Этой теме Фюман всегда уделял большое внимание. Повесть «Однополчане», получившая широкую известность не только в ГДР, но и за рубежом, новеллы «Суд божий», повесть «Эдип-царь», упоминавшийся уже цикл «Еврейский автомобиль» — все эти произведения уверенно и последовательно разоблачают фашистское мировоззрение. Его внутренняя противоречивость, эклектизм, неприкрытая демагогия и склонность к подтасовке не могли долго оставаться незамеченными даже для тех, кто в больших количествах потреблял нацистское варево и не всегда располагал фактами, позволявшими проверить, насколько все это согласуется с действительностью (а ведь многие, подобно юному Фюману, сталкивались иногда и с фактами). Тогда прятались в укромный уголок сознания тревожные вопросы и рождалась особая недобросовестность мысли, начинавшаяся с одиночных уступок лжи и постепенно полностью отдававшая разум на откуп высокопарной демагогии. Поэтому вопрос, почему нацизм производил такое «околдовывающее» (в резко негативном, в отличие от сказки, смысле) действие на людей, неразрывно связан для Фюмана с другим вопросом — какова доля его личной ответственности и личной вины за происходившее в Германии. От него писатель не может и не хочет уйти. Мужественно и честно всматривается он‘в свое прошлое, не сужая проблему «что я должен был сделать» до «что я мог сделать», не пытаясь укрыться за спасительными фразами «не я», «я не убивал».

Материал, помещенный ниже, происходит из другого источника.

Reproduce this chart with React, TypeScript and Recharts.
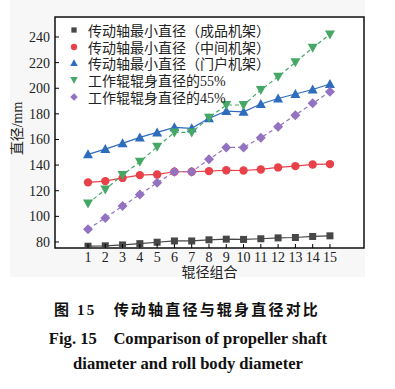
import React from 'react';
import { LineChart, Line, XAxis, YAxis, ReferenceArea } from 'recharts';

const combos = [1, 2, 3, 4, 5, 6, 7, 8, 9, 10, 11, 12, 13, 14, 15];
const finishShaft = [76.7, 77, 77.7, 78.7, 79.8, 80.8, 80.8, 81.7, 82.2, 82, 82.5, 83.2, 83.5, 84.3, 84.8];
const middleShaft = [126.5, 127.5, 130, 132.2, 132.7, 134.8, 134.8, 135.3, 136, 135.8, 136.6, 138.2, 139.2, 140.5, 140.8];
const doorShaft = [148.4, 152.5, 157, 161.6, 165.5, 169.5, 168.7, 176.5, 182.2, 181.6, 187.7, 192, 195.5, 199, 203.3];
const body55 = [110, 121, 132.2, 142.6, 154.3, 165.5, 165.5, 177, 186.9, 186.9, 198.6, 209, 220.2, 231.6, 242];
const body45 = [90, 98.8, 108, 117.1, 126.2, 134.8, 134.8, 144.5, 153.8, 153.8, 161.4, 170, 179, 188.2, 197.3];
const yTicks = [80, 100, 120, 140, 160, 180, 200, 220, 240];

const data = combos.map((c, i) => ({
    c,
    s1: finishShaft[i],
    s2: middleShaft[i],
    s3: doorShaft[i],
    s4: body55[i],
    s5: body45[i],
}));

const series = [
    { key: 's1', name: '传动轴最小直径（成品机架）', color: '#474747', shape: 'square', dash: undefined },
    { key: 's2', name: '传动轴最小直径（中间机架）', color: '#e8414a', shape: 'circle', dash: undefined },
    { key: 's3', name: '传动轴最小直径（门户机架）', color: '#2e6cbd', shape: 'up', dash: undefined },
    { key: 's4', name: '工作辊辊身直径的55%', color: '#45a866', shape: 'down', dash: '4 3' },
    { key: 's5', name: '工作辊辊身直径的45%', color: '#9372c2', shape: 'diamond', dash: '4 3' },
];

const serif = '"Liberation Serif", "Noto Sans CJK SC", serif';

// k scales the marker (legend icons are a bit smaller than the plotted ones)
const Marker = ({ shape, color, cx, cy, k = 1 }: any) => {
    if (shape === 'square') return <rect x={cx - 3.5 * k} y={cy - 3.5 * k} width={7 * k} height={7 * k} fill={color} />;
    if (shape === 'circle') return <circle cx={cx} cy={cy} r={4.2 * k} fill={color} />;
    if (shape === 'up') return <polygon points={`${cx},${cy - 5 * k} ${cx - 5 * k},${cy + 4 * k} ${cx + 5 * k},${cy + 4 * k}`} fill={color} />;
    if (shape === 'down') return <polygon points={`${cx},${cy + 5 * k} ${cx - 5 * k},${cy - 4 * k} ${cx + 5 * k},${cy - 4 * k}`} fill={color} />;
    return <polygon points={`${cx},${cy - 5 * k} ${cx + 5 * k},${cy} ${cx},${cy + 5 * k} ${cx - 5 * k},${cy}`} fill={color} />;
};

const XTick = ({ x, y, payload }: any) => (
    <g>
        <line x1={x} x2={x} y1={y - 4} y2={y - 8} stroke="#000" strokeWidth={1} />
        <text x={x} y={y + 10} textAnchor="middle" fontFamily={serif} fontSize={14} fill="#222">{payload.value}</text>
    </g>
);

const YTick = ({ x, y, payload }: any) => (
    <g>
        <line x1={x + 5} x2={x + 9} y1={y} y2={y} stroke="#000" strokeWidth={1} />
        <text x={x} y={y + 5} textAnchor="end" fontFamily={serif} fontSize={14} fill="#222">{payload.value}</text>
    </g>
);

const LegendBox = () => (
    <div style={{ position: 'absolute', left: 66, top: 22, fontFamily: serif, fontSize: 14, color: '#222' }}>
        {series.map((s) => (
            <div key={s.key} style={{ display: 'flex', alignItems: 'center', height: 16.6, whiteSpace: 'nowrap' }}>
                <svg width={16} height={14} style={{ marginRight: 6 }}>
                    <Marker shape={s.shape} color={s.color} cx={8} cy={7} k={0.75} />
                </svg>
                <span>{s.name}</span>
            </div>
        ))}
    </div>
);

export default function App() {
    return (
        <div style={{ position: 'absolute', left: 0, top: 0, width: 395, height: 389, background: '#fff' }}>
            <div style={{ position: 'absolute', left: 10, top: 0, width: 355, height: 277, background: '#f7f7f7' }} />
            <div style={{ position: 'absolute', left: 0, top: 0 }}>
                <LineChart width={395} height={280} data={data} margin={{ top: 17, right: 31, left: 0, bottom: 0 }}>
                    <ReferenceArea x1={-0.91} x2={16.97} y1={75.3} y2={255.6} fill="#fff" fillOpacity={1} stroke="none" ifOverflow="visible" />
                    <XAxis
                        dataKey="c"
                        type="number"
                        domain={[-0.91, 16.97]}
                        ticks={combos}
                        interval={0}
                        allowDataOverflow
                        height={32}
                        tickSize={0}
                        tickMargin={4}
                        axisLine={false}
                        tick={<XTick />}
                        label={(props: any) => {
                            const vb = props.viewBox;
                            return (
                                <text x={vb.x + vb.width / 2} y={277} textAnchor="middle" fontFamily={serif} fontSize={14} fill="#222">辊径组合</text>
                            );
                        }}
                    />
                    <YAxis
                        type="number"
                        domain={[75.3, 255.6]}
                        ticks={yTicks}
                        interval={0}
                        allowDataOverflow
                        width={55}
                        tickSize={0}
                        tickMargin={5}
                        axisLine={false}
                        tick={<YTick />}
                        label={(props: any) => {
                            const vb = props.viewBox;
                            const cy = vb.y + vb.height / 2 - 4;
                            return (
                                <text x={22} y={cy} transform={`rotate(-90 22 ${cy})`} textAnchor="middle" fontFamily={serif} fontSize={14} fill="#222">直径/mm</text>
                            );
                        }}
                    />
                    <ReferenceArea x1={-0.91} x2={16.97} y1={75.3} y2={255.6} fill="none" stroke="#111" strokeWidth={1.5} ifOverflow="visible" />
                    {series.map((s) => (
                        <Line
                            key={s.key}
                            dataKey={s.key}
                            name={s.name}
                            stroke={s.color}
                            strokeWidth={1.2}
                            strokeDasharray={s.dash}
                            isAnimationActive={false}
                            dot={(p: any) => <Marker key={`${s.key}-${p.index}`} shape={s.shape} color={s.color} cx={p.cx} cy={p.cy} />}
                            activeDot={false}
                        />
                    ))}
                </LineChart>
            </div>
            <LegendBox />
            <div style={{ position: 'absolute', left: 0, top: 298, width: 374, textAlign: 'center', fontFamily: serif, fontWeight: 'bold', fontSize: 15, color: '#111', letterSpacing: 2.2 }}>
                图 15　传动轴直径与辊身直径对比
            </div>
            <div style={{ position: 'absolute', left: 0, top: 325, width: 376, textAlign: 'center', fontFamily: serif, fontWeight: 'bold', fontSize: 16.6, color: '#111', whiteSpace: 'nowrap' }}>
                Fig. 15　Comparison of propeller shaft
            </div>
            <div style={{ position: 'absolute', left: 0, top: 354, width: 376, textAlign: 'center', fontFamily: serif, fontWeight: 'bold', fontSize: 16.6, color: '#111', whiteSpace: 'nowrap' }}>
                diameter and roll body diameter
            </div>
        </div>
    );
}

Хотя солдат Фюман всю войну прослужил связистом, отстукивавшим приказы и личные телеграммы командования, и пальцы его нажимали на телеграфный ключ, а не на спусковой крючок автомата, суд суровой совести не позволяет ему выделить себя из ряда тех, кто участвовал в карательных экспедициях, грабил и убивал, оставляя за собой выжженную землю, кто стоял у печи крематория. «Я был, подобно сотням тысяч таких, как я, — молодым фашистом, думал, как они, чувствовал, как они», — это главное для писателя, исходная точка в его безжалостных по отношению к себе суждениях. Потому что фашизм, как удивительно точно формулирует Фюман, — «это не только то, что где-то дым пахнет человеческим мясом, но и то, что стоящие у газовых печей заменяемы». В этом для него самое страшное проявление фашизма — люди, как взаимозаменяемые детали одной машины, всегда готовые исполнить, не рассуждая, любой приказ. Какой — это не так уж важно, важна лишь потенциальная готовность к его исполнению, вырастающая на развалинах личности.
А если удавалось человеку среди этого кошмара сберечь «душу живую», если не всегда срабатывал тщательно отлаженный нацистский механизм подчинения, то где, когда начинался компромисс с собственной совестью, предательство по отношению к самому себе? Почему для многих внутреннее неприятие фашизма так и не выливалось в открытую борьбу с ним? Почему они так и оставались в пределах вопроса «что я могу», а другие не задавали себе даже его? Ведь если внешне жизнь человека развивается по прямой, его биография тем не менее — это сумма огромного количества «открытых точек», тех поворотных моментов, в которых намечается некий выбор, осознаются другие пути, подобные множеству автобусных маршрутов, расходящихся из одного и того же пункта. Такая многовариантность человеческого бытия, переплетение в жизни разных, подчас противоположных возможностей, между которыми необходимо выбрать одну, становящуюся в результате этого действительностью, ответственность за свой выбор и формируют личность. Тонко прослежен у Фюмана этот неоднородный процесс в новеллах цикла «Еврейский автомобиль», где как раз из таких «открытых точек» складывается в результате цельная биография. Не однажды были даны рассказчику возможности поворота, — поворота, который оставался несвершенным, пока не сложились для этого определенные личностные предпосылки.
Именно сфера личностного и занимает сейчас писателя прежде всего. Он стремится уловить то почти незримое, незаметное для постороннего соотношение между изменением сущности человека и изменением направления его жизни, понять, какой внутренний процесс обозначают простые и вроде бы привычные слова «человек меняется». Все это имеет для Фюмана и большую личную значимость. Он стремится найти в своей жизни тот неведомый, ускользающий от него момент, когда началось его внутреннее разногласие с фашизмом, когда, казалось бы, прочно смонтированное фашистское мировоззрение дало первую трещину. Не тогда ли, в кинотеатре, когда кадры хроники, показывавшие обреченных на смерть людей за колючей проволокой, диктор сопроводил издевательским комментарием: «Вот, мол, евреи работают первый раз в жизни», — и весь зал дружно засмеялся?